Business Services Industry
Startups Need a Special Learning Curve for Sales According to Stanford Business School Research
Business Wire, Sept 18, 2006
STANFORD, Calif. -- (This story reports on research at the Stanford Graduate School of Business and appears in today's Stanford Knowledgebase, the free monthly electronic newsletter of thoughts, ideas and lectures at the Stanford Graduate School of Business, http://www.gsb.stanford.edu/news/knowledgebase.html.)
Getting a product from the back of a napkin to the customer is the dream of every entrepreneur. Yet young companies typically go to market and ramp up a sales force before they are really ready, which means they inevitably burn through cash, fail to meet revenue expectations, and sometimes go under altogether.
Before a new company can sell its product efficiently, the entire organization needs to learn how customers will acquire and use it--and modify the product, marketing, and sales approach accordingly.
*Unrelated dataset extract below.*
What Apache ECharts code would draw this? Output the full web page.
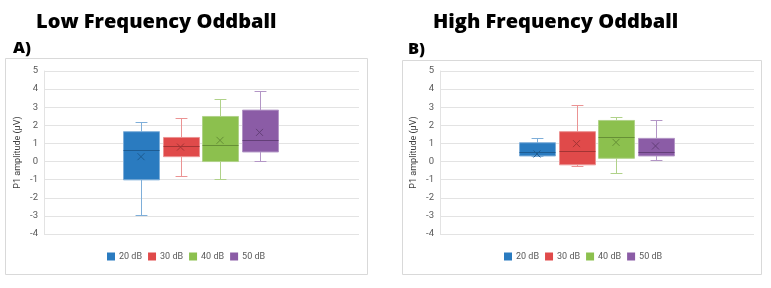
<!DOCTYPE html>
<html>
<head>
<meta charset="utf-8">
<script src="https://cdn.jsdelivr.net/npm/echarts@6/dist/echarts.min.js"></script>
<style>
  html, body { margin: 0; padding: 0; background: #fff; }
  #main { width: 771px; height: 288px; }
</style>
</head>
<body>
<div id="main"></div>
<script>
// levels shown in both panels
const levels = ['20 dB', '30 dB', '40 dB', '50 dB']

// Low frequency oddball, P1 amplitude (µV)
const lowMin = [-2.97, -0.81, -0.96, 0.05]
const lowQ1 = [-1.01, 0.27, 0.0, 0.53]
const lowMedian = [0.62, 0.86, 0.89, 1.17]
const lowQ3 = [1.65, 1.33, 2.49, 2.84]
const lowMax = [2.16, 2.43, 3.44, 3.92]
const lowMean = [0.27, 0.8, 1.17, 1.61]

// High frequency oddball, P1 amplitude (µV)
const highMin = [0.31, -0.25, -0.64, 0.07]
const highQ1 = [0.31, -0.18, 0.18, 0.31]
const highMedian = [0.55, 0.59, 1.37, 0.51]
const highQ3 = [1.04, 1.65, 2.27, 1.28]
const highMax = [1.28, 3.15, 2.44, 2.27]
const highMean = [0.42, 0.99, 1.06, 0.86]

const yTicks = { min: -4, max: 5, interval: 1 }

const palette = [
  { fill: '#2a7bc0', dark: '#1d5b91', light: '#7eaed9' },
  { fill: '#e04a4a', dark: '#a33434', light: '#eb9393' },
  { fill: '#8cc04e', dark: '#668f36', light: '#b0d289' },
  { fill: '#8b5ca6', dark: '#633f78', light: '#b396c6' }
]

const axisFont = 'Roboto, "Liberation Sans", sans-serif'
const titleFont = '"Open Sans", "DejaVu Sans", sans-serif'

function boxSeries (idx, xAxisIndex, yAxisIndex, mins, q1s, meds, q3s, maxs, means) {
  const pal = palette[idx]
  return {
    type: 'custom',
    name: levels[idx],
    xAxisIndex,
    yAxisIndex,
    itemStyle: { color: pal.fill },
    encode: { x: 0, y: [1, 2, 3, 4, 5, 6] },
    data: [[idx, mins[idx], q1s[idx], meds[idx], q3s[idx], maxs[idx], means[idx]]],
    renderItem (params, api) {
      const i = api.value(0)
      const pt = v => api.coord([i, v])
      const band = api.size([1, 0])[0]
      const w = band * 0.91
      const cap = band * 0.3
      const cx = Math.round(pt(0)[0]) + 0.5
      const yMin = Math.round(pt(api.value(1))[1]) + 0.5
      const yQ1 = pt(api.value(2))[1]
      const yMed = Math.round(pt(api.value(3))[1]) + 0.5
      const yQ3 = pt(api.value(4))[1]
      const yMax = Math.round(pt(api.value(5))[1]) + 0.5
      const [mx, my] = pt(api.value(6))
      const thin = { stroke: pal.light, lineWidth: 1 }
      const d = 3.5
      return {
        type: 'group',
        children: [
          { type: 'line', shape: { x1: cx, y1: yMax, x2: cx, y2: yQ3 }, style: thin },
          { type: 'line', shape: { x1: cx, y1: yQ1, x2: cx, y2: yMin }, style: thin },
          { type: 'line', shape: { x1: cx - cap / 2, y1: yMax, x2: cx + cap / 2, y2: yMax }, style: thin },
          { type: 'line', shape: { x1: cx - cap / 2, y1: yMin, x2: cx + cap / 2, y2: yMin }, style: thin },
          {
            type: 'rect',
            shape: { x: cx - w / 2, y: yQ3, width: w, height: yQ1 - yQ3 },
            style: { fill: pal.fill, stroke: pal.light, lineWidth: 1 }
          },
          { type: 'line', shape: { x1: cx - w / 2, y1: yMed, x2: cx + w / 2, y2: yMed }, style: { stroke: pal.dark, lineWidth: 1 } },
          { type: 'line', shape: { x1: mx - d, y1: my - d, x2: mx + d, y2: my + d }, style: { stroke: pal.dark, lineWidth: 1 } },
          { type: 'line', shape: { x1: mx - d, y1: my + d, x2: mx + d, y2: my - d }, style: { stroke: pal.dark, lineWidth: 1 } }
        ]
      }
    }
  }
}

function valueAxis (gridIndex, visible) {
  return {
    type: 'value',
    gridIndex,
    ...yTicks,
    show: visible,
    name: visible ? 'P1 amplitude (µV)' : '',
    nameLocation: 'middle',
    nameGap: 22,
    nameTextStyle: { fontFamily: axisFont, fontSize: 9, color: '#404040' },
    axisLine: { show: true, lineStyle: { color: '#e3e3e3' } },
    axisTick: { show: false },
    axisLabel: { fontFamily: axisFont, fontSize: 9.5, color: '#595959', margin: 6 },
    splitLine: { lineStyle: { color: '#e3e3e3' } }
  }
}

const series = []
levels.forEach((_, k) => {
  series.push(boxSeries(k, 1, 1, lowMin, lowQ1, lowMedian, lowQ3, lowMax, lowMean))
})
levels.forEach((_, k) => {
  series.push(boxSeries(k, 3, 3, highMin, highQ1, highMedian, highQ3, highMax, highMean))
})

const legendBase = {
  data: levels,
  icon: 'rect',
  itemWidth: 8,
  itemHeight: 8,
  itemGap: 6,
  top: 252,
  padding: 0,
  selectedMode: false,
  textStyle: { fontFamily: axisFont, fontSize: 9, color: '#595959', padding: [0, 0, 0, -1] }
}

const titleStyle = size => ({ fontFamily: titleFont, fontSize: size, fontWeight: 800, color: '#000' })

const option = {
  animation: false,
  backgroundColor: '#fff',
  title: [
    { text: 'Low Frequency Oddball', left: 31, top: 7.5, textStyle: titleStyle(20) },
    { text: 'A)', left: 8, top: 35, textStyle: titleStyle(16.5) },
    { text: 'High Frequency Oddball', left: 428, top: 7.5, textStyle: titleStyle(20) },
    { text: 'B)', left: 403, top: 36, textStyle: titleStyle(16.5) }
  ],
  graphic: [
    { type: 'rect', shape: { x: 5.5, y: 58.5, width: 362, height: 216 }, style: { fill: 'none', stroke: '#d9d9d9' }, silent: true },
    { type: 'rect', shape: { x: 402.5, y: 60.5, width: 359, height: 214 }, style: { fill: 'none', stroke: '#d9d9d9' }, silent: true }
  ],
  legend: [
    { ...legendBase, left: 107 },
    { ...legendBase, left: 504 }
  ],
  grid: [
    { left: 44, top: 71, width: 315, height: 163 },
    { left: 121.25, top: 71, width: 158, height: 163 },
    { left: 440, top: 71, width: 314, height: 163 },
    { left: 517.25, top: 71, width: 158, height: 163 }
  ],
  xAxis: [
    { type: 'category', gridIndex: 0, data: [''], show: false },
    { type: 'category', gridIndex: 1, data: levels, show: false },
    { type: 'category', gridIndex: 2, data: [''], show: false },
    { type: 'category', gridIndex: 3, data: levels, show: false }
  ],
  yAxis: [valueAxis(0, true), valueAxis(1, false), valueAxis(2, true), valueAxis(3, false)],
  series
}

const chart = echarts.init(document.getElementById('main'), null, { renderer: 'canvas' })
chart.setOption(option)
window.addEventListener('resize', () => chart.resize())
</script>
</body>
</html>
It's a process Stanford faculty members Mark Leslie and Charles Holloway, writing in a recent article in Harvard Business Review, have identified as "the sales learning curve," or SLC to business insiders.
"When you finish product development, you actually have to go through a market development cycle," explains Leslie, a lecturer at the Stanford Graduate School of Business and the founder, former chairman and CEO of Veritas Software. "The idea is that the more you talk to customers, and the more product and market problems you solve, the more productive your sales staff will be." Adds Holloway, "It's too late to get involved in sales strategy when you notice a gap between what you think your salespeople should be selling and what they actually are selling."
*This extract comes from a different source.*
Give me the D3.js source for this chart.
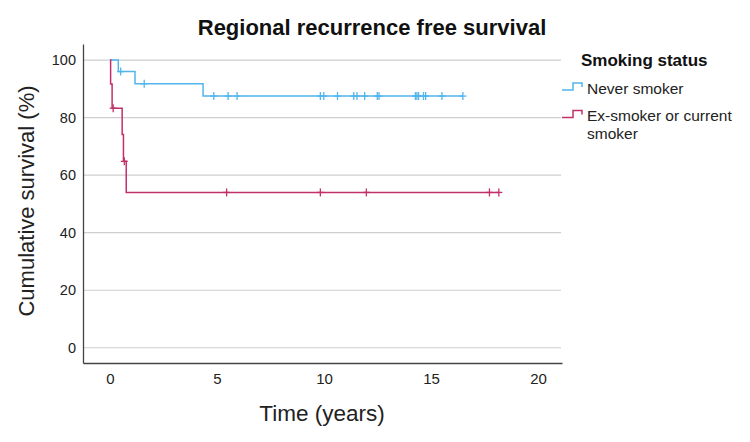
<!DOCTYPE html>
<html>
<head>
<meta charset="utf-8">
<script src="https://cdn.jsdelivr.net/npm/d3@7"></script>
<style>
  body { margin: 0; background: #fff; }
  svg { font-family: "Liberation Sans", Arial, sans-serif; }
</style>
</head>
<body>
<svg width="750" height="442"></svg>
<script>
// Kaplan-Meier steps (time in years, survival in %)
var neverTimes = [0, 0.39, 1.17, 4.35];
var neverSurv = [100, 96, 91.8, 87.5];
var neverCensor = [0.5, 1.6, 4.85, 5.52, 5.94, 9.83, 9.99, 10.63, 11.39, 11.54, 11.9,
                   12.49, 12.57, 14.27, 14.34, 14.42, 14.65, 14.75, 15.51, 16.49];

var exTimes = [0, 0.03, 0.1, 0.57, 0.63, 0.76];
var exSurv = [100, 91.7, 83.3, 74.1, 64.8, 54.0];
var exCensor = [0.15, 0.67, 5.45, 9.83, 11.98, 17.73, 18.17];

var xTicks = [0, 5, 10, 15, 20];
var yTicks = [0, 20, 40, 60, 80, 100];

var groups = [
  { name: "Never smoker", times: neverTimes, surv: neverSurv, censor: neverCensor, color: "#52b5ec" },
  { name: "Ex-smoker or current smoker", times: exTimes, surv: exSurv, censor: exCensor, color: "#c2306b" }
];

var svg = d3.select("svg");

var x = d3.scaleLinear().domain([-1.26, 21.12]).range([83, 562]);
var y = d3.scaleLinear().domain([-5.3, 105.6]).range([363, 44]);

// grid lines
svg.append("g")
  .selectAll("line")
  .data(yTicks)
  .enter().append("line")
    .attr("x1", x.range()[0])
    .attr("x2", 561)
    .attr("y1", function(d) { return y(d); })
    .attr("y2", function(d) { return y(d); })
    .attr("stroke", "#cfcfcf")
    .attr("stroke-width", 1.2);

var yAxis = svg.append("g")
  .attr("transform", "translate(" + x.range()[0] + ",0)")
  .call(d3.axisLeft(y).tickValues(yTicks).tickSize(0).tickPadding(7));
var xAxis = svg.append("g")
  .attr("transform", "translate(0," + y.range()[0] + ")")
  .call(d3.axisBottom(x).tickValues(xTicks).tickSize(0).tickPadding(10));

[yAxis, xAxis].forEach(function(a) {
  a.select(".domain").attr("stroke", "#444").attr("stroke-width", 1.3);
  a.selectAll("text")
    .attr("font-family", "Liberation Sans, Arial, sans-serif")
    .attr("fill", "#222");
});
yAxis.selectAll("text").attr("font-size", 14.5);
xAxis.selectAll("text").attr("font-size", 15);

// step curves
var line = d3.line()
  .x(function(d) { return x(d.t); })
  .y(function(d) { return y(d.s); })
  .curve(d3.curveStepAfter);

function survAt(g, t) {
  var i = d3.bisectRight(g.times, t) - 1;
  return g.surv[Math.max(i, 0)];
}

groups.forEach(function(g) {
  var pts = g.times.map(function(t, i) { return { t: t, s: g.surv[i] }; });
  var tEnd = d3.max(g.censor);
  pts.push({ t: tEnd, s: survAt(g, tEnd) });

  svg.append("path")
    .datum(pts)
    .attr("d", line)
    .attr("fill", "none")
    .attr("stroke", g.color)
    .attr("stroke-width", 1.5);

  var marks = svg.append("g").selectAll("g")
    .data(g.censor)
    .enter().append("g")
      .attr("transform", function(t) { return "translate(" + x(t) + "," + y(survAt(g, t)) + ")"; });
  marks.append("line").attr("x1", -3.5).attr("x2", 3.5).attr("y1", 0).attr("y2", 0);
  marks.append("line").attr("x1", 0).attr("x2", 0).attr("y1", -4).attr("y2", 4);
  marks.selectAll("line").attr("stroke", g.color).attr("stroke-width", 1.3);
});

// titles
svg.append("text")
  .attr("x", 372).attr("y", 35)
  .attr("text-anchor", "middle")
  .attr("font-size", 22).attr("font-weight", "bold").attr("fill", "#111")
  .text("Regional recurrence free survival");

svg.append("text")
  .attr("x", 322).attr("y", 421)
  .attr("text-anchor", "middle")
  .attr("font-size", 22.5).attr("fill", "#222")
  .text("Time (years)");

svg.append("text")
  .attr("transform", "translate(34,201) rotate(-90)")
  .attr("text-anchor", "middle")
  .attr("font-size", 22).attr("fill", "#222")
  .text("Cumulative survival (%)");

// legend
var legend = svg.append("g");
legend.append("text")
  .attr("x", 581).attr("y", 66)
  .attr("font-size", 17).attr("font-weight", "bold").attr("fill", "#111")
  .text("Smoking status");

var symbol = d3.line();
var legendRows = [
  { y: 90, lines: ["Never smoker"] },
  { y: 117.5, lines: ["Ex-smoker or current", "smoker"] }
];
legendRows.forEach(function(r, i) {
  var g = groups[i];
  legend.append("path")
    .attr("d", symbol([[562, r.y], [573, r.y], [573, r.y - 7], [582, r.y - 7], [582, r.y - 3]]))
    .attr("fill", "none")
    .attr("stroke", g.color)
    .attr("stroke-width", 1.5);
  r.lines.forEach(function(txt, j) {
    legend.append("text")
      .attr("x", 587).attr("y", r.y + 3.5 + j * 18)
      .attr("font-size", 15.5).attr("fill", "#222")
      .text(txt);
  });
});
</script>
</body>
</html>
Rather than overstaffing a sales force up front and saddling it with unrealistic performance expectations--a typical mistake most new firms make--entrepreneurial managers should initially employ only a small cadre of salespeople and allow them to work with customers and product developers to smooth out the kinks that are likely to occur once that brilliant new product is operating in the real world. "At this stage you should also be looking to hire salespeople who are comfortable with ambiguity," says Holloway, the School's Kleiner Perkins Caufield & Byers Professor of Management, Emeritus.
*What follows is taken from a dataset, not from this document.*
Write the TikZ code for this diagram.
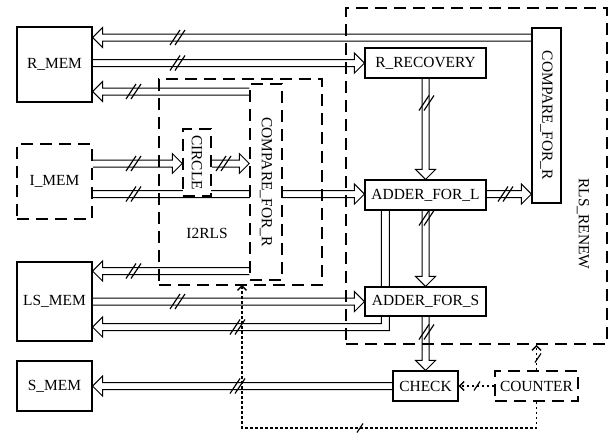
\documentclass[tikz,border=0pt]{standalone}
\usepackage{fontspec}
\setmainfont{Liberation Serif}
\usetikzlibrary{calc,arrows.meta}
\pgfdeclarelayer{bg}
\pgfsetlayers{bg,main}
\newcommand\busarrow[2]{%
  \coordinate (bA) at (#1);
  \coordinate (bT) at (#2);
  \coordinate (bB) at ($(bT)!10bp!(bA)$);
  \draw[busline] ($(bA)!3.5bp!90:(bT)$) -- ($(bB)!3.5bp!90:(bT)$) -- ($(bB)!10bp!90:(bT)$) -- (bT)
     -- ($(bB)!10bp!-90:(bT)$) -- ($(bB)!3.5bp!-90:(bT)$) -- ($(bA)!3.5bp!-90:(bT)$);}
\newcommand\busmark[1]{\draw[markline] ($(#1)+(-7,7.5)$) -- ++(10,-15) ($(#1)+(-2,7.5)$) -- ++(10,-15);}
\newcommand\dotmark[1]{\draw[markline] ($(#1)+(-3,4.5)$) -- ++(6,-9);}
\tikzset{
  box/.style={draw, line width=1.1bp, fill=white, inner sep=0pt},
  dbox/.style={draw, line width=1.5bp, dash pattern=on 12bp off 7bp, inner sep=0pt},
  busline/.style={line width=1bp, line join=miter},
  markline/.style={line width=1.2bp},
  dotline/.style={line width=1.9bp, dash pattern=on 2.5bp off 2.5bp, -{Straight Barb[length=4.5bp,width=9bp,line width=1.5bp]}},
  lbl/.style={inner sep=0pt}
}
\begin{document}
\begin{tikzpicture}[x=1bp, y=-1bp, font=\fontsize{15.5}{18}\selectfont]
\useasboundingbox (0,0) rectangle (611,432);
% containers
\node[dbox, minimum width=163bp, minimum height=206bp] (I2RLS) at (240.5,182) {};
\node[lbl] (I2RLSlbl) at (207,233) {I2RLS};
\node[dbox, minimum width=261bp, minimum height=336bp] (RLS) at (476.5,176) {};
\node[lbl, rotate=-90] (RLSlbl) at (583,224) {RLS\_RENEW};
% memories
\node[box, minimum width=75bp, minimum height=75bp] (R_MEM) at (54.5,64.5) {R\_MEM};
\node[dbox, fill=white, minimum width=75bp, minimum height=75bp] (I_MEM) at (54.5,181.5) {I\_MEM};
\node[box, minimum width=75bp, minimum height=79bp] (LS_MEM) at (54.5,301.5) {LS\_MEM};
\node[box, minimum width=75bp, minimum height=50bp] (S_MEM) at (54.5,386) {S\_MEM};
% I2RLS parts
\node[dbox, fill=white, minimum width=28bp, minimum height=67bp] (CIRCLE) at (197,162.5) {};
\node[lbl, rotate=-90] (CIRCLElbl) at (CIRCLE) {CIRCLE};
\node[dbox, fill=white, minimum width=32bp, minimum height=196bp] (CMPI) at (266,182) {};
\node[lbl, rotate=-90] (CMPIlbl) at (CMPI) {COMPARE\_FOR\_R};
% RLS_RENEW parts
\node[box, minimum width=121bp, minimum height=30bp] (RREC) at (425.5,63) {R\_RECOVERY};
\node[box, minimum width=29bp, minimum height=175bp] (CMPR) at (546.5,115.5) {};
\node[lbl, rotate=-90] (CMPRlbl) at (CMPR) {COMPARE\_FOR\_R};
\node[box, minimum width=121bp, minimum height=30bp] (ADDL) at (425.5,195) {ADDER\_FOR\_L};
\node[box, minimum width=121bp, minimum height=29bp] (ADDS) at (425.5,301.5) {ADDER\_FOR\_S};
\node[box, minimum width=65bp, minimum height=30bp] (CHECK) at (425.5,386) {CHECK};
\node[dbox, fill=white, minimum width=83bp, minimum height=30bp] (COUNTER) at (536.5,386) {COUNTER};
% buses
\begin{pgfonlayer}{bg}
\busarrow{CMPR.west |- 0,37.5}{R_MEM.east |- 0,37.5}
\busarrow{R_MEM.east |- RREC.west}{RREC.west}
\busarrow{CMPI.west |- 0,91.5}{R_MEM.east |- 0,91.5}
\busarrow{I_MEM.east |- 0,163.5}{CIRCLE.west |- 0,163.5}
\busarrow{CIRCLE.east |- 0,163.5}{CMPI.west |- 0,163.5}
\busarrow{I_MEM.east |- 0,194}{ADDL.west |- 0,194}
\busarrow{RREC.south}{ADDL.north}
\busarrow{ADDL.east |- 0,194}{CMPR.west |- 0,194}
\busarrow{ADDL.south}{ADDS.north}
\busarrow{LS_MEM.east |- ADDS.west}{ADDS.west}
\busarrow{CMPI.west |- 0,271}{LS_MEM.east |- 0,271}
\busarrow{ADDS.south}{CHECK.north}
\busarrow{CHECK.west}{S_MEM.east |- CHECK.west}
\draw[busline] ($(ADDL.south west)+(25,0)$) |- ($(LS_MEM.east)+(10,29)$) -- ++(0,6.5)
   -- ($(LS_MEM.east)+(0,25.5)$) -- ++(10,-10) -- ++(0,6.5) -| ($(ADDL.south west)+(17,0)$);
\end{pgfonlayer}
% bus width marks
\busmark{177,37.5}
\busmark{177,63}
\busmark{133,91.5}
\busmark{133,163.5}
\busmark{223,163.5}
\busmark{133,194}
\busmark{426,103}
\busmark{505,194}
\busmark{426,218}
\busmark{237,327}
\busmark{177,301.5}
\busmark{133,271}
\busmark{426,332}
\busmark{237,386}
% control (dotted)
\coordinate (dl) at (242,428);
\draw[dotline] (COUNTER.west) -- (CHECK.east);
\draw[dotline, shorten >=-1bp] (COUNTER.south) |- (dl) -- (dl |- I2RLS.south);
\draw[dotline] (COUNTER.north) -- (COUNTER.north |- RLS.south);
\dotmark{477,386}
\dotmark{360,428}
\dotmark{538,358}
\end{tikzpicture}
\end{document}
The sales learning process, say the researchers, involves all parts of the company from the executives to the engineers to the marketers to the salespeople. On the engineering side, the learning curve in, for instance, a software business involves discovering what product features may be incomplete, how installable the software is, and how well it interfaces with new systems. Market learning includes figuring out how to properly position the software, find its true niche, and prove that it will provide the return on investment promised. For the sales force, the task is to hammer out the general guidelines for identifying, communicating with, and selling to any customer.
It's a process some of the more established companies also have had to deal with. "A few years ago at Hewlett-Packard, the marketing people did studies with real consumers on a new printing product," Holloway says. "They found that there were about 25 showstoppers, which meant no one was going to buy it. They took it back to their engineering development group to solve all of the problems."
The information gathered through the sales learning curve period incrementally improves a startup's product, positioning, and sales model. "As this happens, sales yields rise until salespeople are finally making a positive marginal contribution to the company," says Leslie. "At that point you can start hiring faster." Holloway adds, "You can also bring on a different kind of salesperson--one who is more familiar and comfortable with traditional sales mechanisms and models."
Leslie stresses that such planning and analysis using the sales learning curve during the go-to-market stage will result in significantly less wasted time and money. "The time to break even will be a little further out, but the cash to break even will be much less," he says. "You won't be wasting money, for example, on expensive salespeople who are not producing what you hoped."
The concept of the sales learning curve is proving to resonate with many who have had experience forming or funding start-up companies, report the researchers. "I've been evangelizing about it for several years in Silicon Valley and am seeing it applied with success in numerous companies," says Leslie. As it catches on, the curve on the SLC will indeed be a steep one.